Republican says Scott Pruitt should resign over spending and ethics scandals

Mr Pruitt has found himself under fire for booking first class flights, seeking expensive security detail, and for other financial or ethical concerns

Clark Mindock
New York
Tuesday 26 June 2018 03:15 BST
Mr Pruitt has been under fire for spending and ethics scandals during his tenure as the chief of the EPA
Mr Pruitt has been under fire for spending and ethics scandals during his tenure as the chief of the EPA

Another Republican member of the House of Representatives has joined a small number of his colleagues to say he believes Environmental Protection Agency (EPA) chief Scott Pruitt should step down after a series of spending and ethics scandals.

Rep Brian Fitzpatrick, of Pennsylvania, told reporters Monday at a press conference that he thinks the EPA chief should step down, and that “there’s way too much stuff now” for him to keep his post.

“Yes, I do,” Mr Fitzpatrick said when asked whether he thinks Mr Pruitt should step down. “My standard for calling for resignations is an [inspector general] report, an IG study, finding some facts, conclusions of law.
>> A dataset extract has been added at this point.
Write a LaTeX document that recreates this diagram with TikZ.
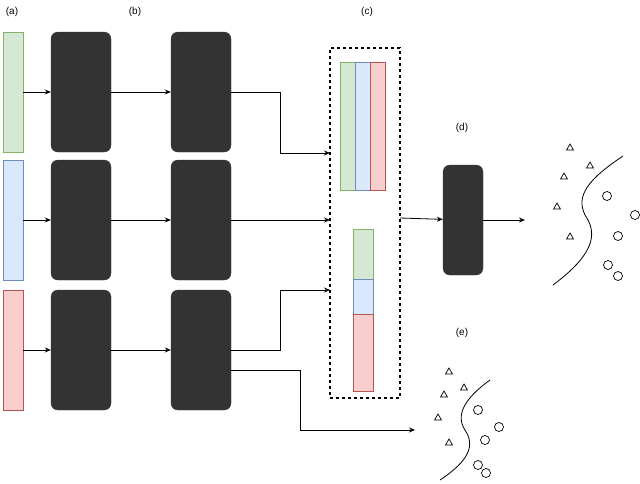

And there’s way too much stuff now”.

Mr Fitzpatrick clarified that he had come to these conclusions after reviewing the various spending and ethics violations accusations levied at Mr Pruitt.

That includes reports that found he spent more than $4m on his security detail, spent thousands on first-class plane travel on the tax payers’ dime, and paid a strangely low DC rent of $50 per night from a landlord who happens to be an oil and gas industry lobbyist who has business in front of the EPA.

The House Republican said that “exhibit A” in the case against Mr Pruitt’s innocence is that he and his EPA allegedly tried to block a report from being released publicly.

That report looked into the health effects of some man-made chemicals that have been found in drinking water recently.

An email made public last month showed that an unnamed administration official wanted the report kept from the public because it would be a “public relations nightmare”, because it would show that the EPA had previously underestimated how health could be impacted at lower exposure rates than previously identified as dangerous.

Mr Fitzpatrick joins just a handful of Republicans who have pulled support of Mr Pruitt. Those Republicans include politicians from Florida, New Jersey, and New York who have called for Mr Pruitt to step down from his post or to be fired by President Donald Trump.